If the Budget seemed like smart politics at 2 pm when it was clear National had made yet another raid into Labour territory, by 7.30 pm it had turned into a work of sheer genius when it was clear the Greens were going to support National's tax reduction law.
Labour alone opposed the bill that raises the thresholds at which the lowest two tax rates cut in.
Even New Zealand First supported it on the basis that some improvement to income is better than none.
It wasn't calculated genius by National. The Greens' move surprised everyone, Labour included.
Labour's finance spokesman, Grant Robertson, didn't know until I told him, although that was apparently just a communications glitch. Someone in the Greens had told someone in Labour.
While it may seem of little consequence whether the Greens support or oppose a Budget measure than is going to pass anyway, it is important in the context of the election.
With the election only four months away, the Greens supporting the centre-piece of the National Government's Budget and Labour opposing it is an entirely different context.
It undermines the carefully crafted measures both Labour and the Greens have struck to co-operate where they can and to gain the confidence of voters.
The code of Budget Responsibility Rules were agreed between them only in March.
It sets some parameters of how they would operate in a coalition Government essentially to give voters they would run orthodox fiscal policy such as getting net core Crown debt to 20 per cent of gdp, just two years later than National; maintaining core Crown spending at 30 per cent of gdp; maintaining surpluses except in a crisis; and supporting a progressive taxation system that is fair, balanced and promotes the long-term sustainability and productivity of the economy.
The code built on the memorandum of understanding a year ago that set out how the two parties would co-operate to get National out of office.
Labour and the Greens would have been better to have both supported it or both oppose National's Budget measure instead of looking divided.
Instead the Greens' caucus decided to support it on the basis that, flawed though it is, it improves the lives of some people that matter to them.
It was not designed to send some subtle message that it is open to dealing with National post election.

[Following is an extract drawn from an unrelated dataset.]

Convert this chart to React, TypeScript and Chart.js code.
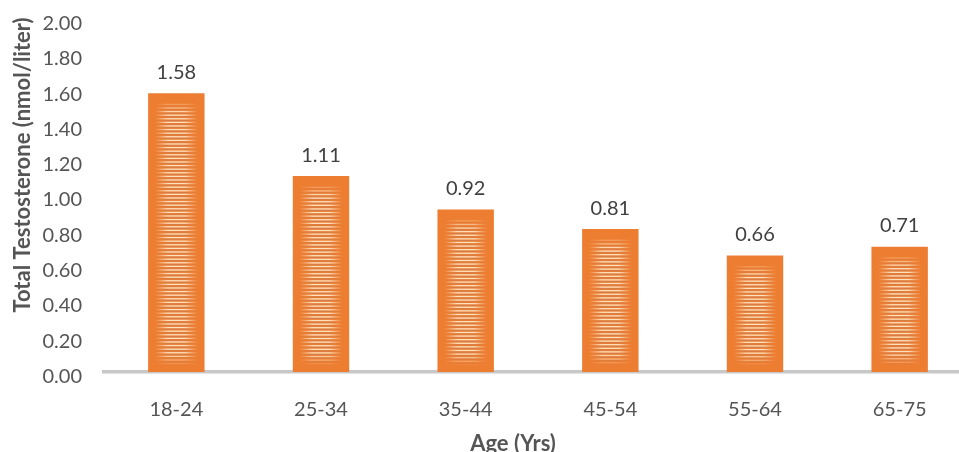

But it does make you think.
The MOU expires the day after the election on September 23, a clause which has always been seen as a way for Labour to go into coalition without the Greens if that is what New Zealand First demanded.
That also leaves the Greens free to go into coalition with National.
The very thought of it is likely to turn many of the Greens a shade of purple and any suggestion of it would be instantly dismissed.
But post-election, if the Greens are again expected to prop up a Labour-New Zealand First Government on confidence and supply - and face the prospect of completing 24 years outside Government by 2020 - then it has the freedom to contemplate alternatives.
National has been making hay in the House over the Green's support for the tax package but in actual fact, it is the Labour Party that has taken a departure from past practice.
The most similar comparator, the bill in the 2015 Budget that increased social welfare benefits to some beneficiaries, was supported by both the Greens and Labour despite them identifying flaws.
"Labour will support it because doing something is better than doing nothing," Sue Moroney said at the time.
Labour was caught between a rock and a hard place this time. It had a fast decision to make on Thursday whether to make National look good by supporting its bill or risk making itself look bad by opposing something that improves lives.
Journalists get three and a half hours to read the Budget and prepare for it release at 2 pm.
Opposition parties get one hour to respond to a document the Government has been planning for six months.
Leaders and advisers are crammed together in a room in Parliament House having to absorb the content of the Budget which this year was a highly technical blend of measures in the family incomes package.
Adjustments have to be made to pre-written leaders' speech to take account of the Budget reality, and they decide what to support and what not to in the urgency that usually follows.
Given those circumstance, it is perhaps understandable that Andrew Little's response to Steven Joyce appeared so inadequate - although Winston Peters seemed to manage all right under the same time constraints.
I recently watched the Australian Budget on Sky and it is one of the things Australians do better than Kiwis.
The Treasurer delivered it on a Tuesday night, then the Leader of the Opposition gets a full two days to absorb the details and deliver a considered response.
Bill English followed Little in a remarkably confident speech that accentuated the already lop-sided match between them.
This week appears to mark a new phase of English's leadership. After six months of putting himself largely above the fray of political street fighting, while he settles into the job, he took off the gloves and has been on Labour's case every day - mainly over its opposition to some housing developments in Auckland.
English also turned Labour's refrain of "nine long years of Government" on its head, demanding to know what Labour was presenting to the public after "nine long years in Opposition."
The family income package presents a challenge for Labour because it has to come up with an incomes package quickly.
It has to do so in a way that does not disappoint too many voters who will already have mentally banked the promised gains in the Budget to 2.1 million income-earners, superannuitants and students. If they do disappoint, the Greens and New Zealand First are standing by.
The Budget has given National a huge advantage in the build-up to the election campaign and turned up the pressure on Labour.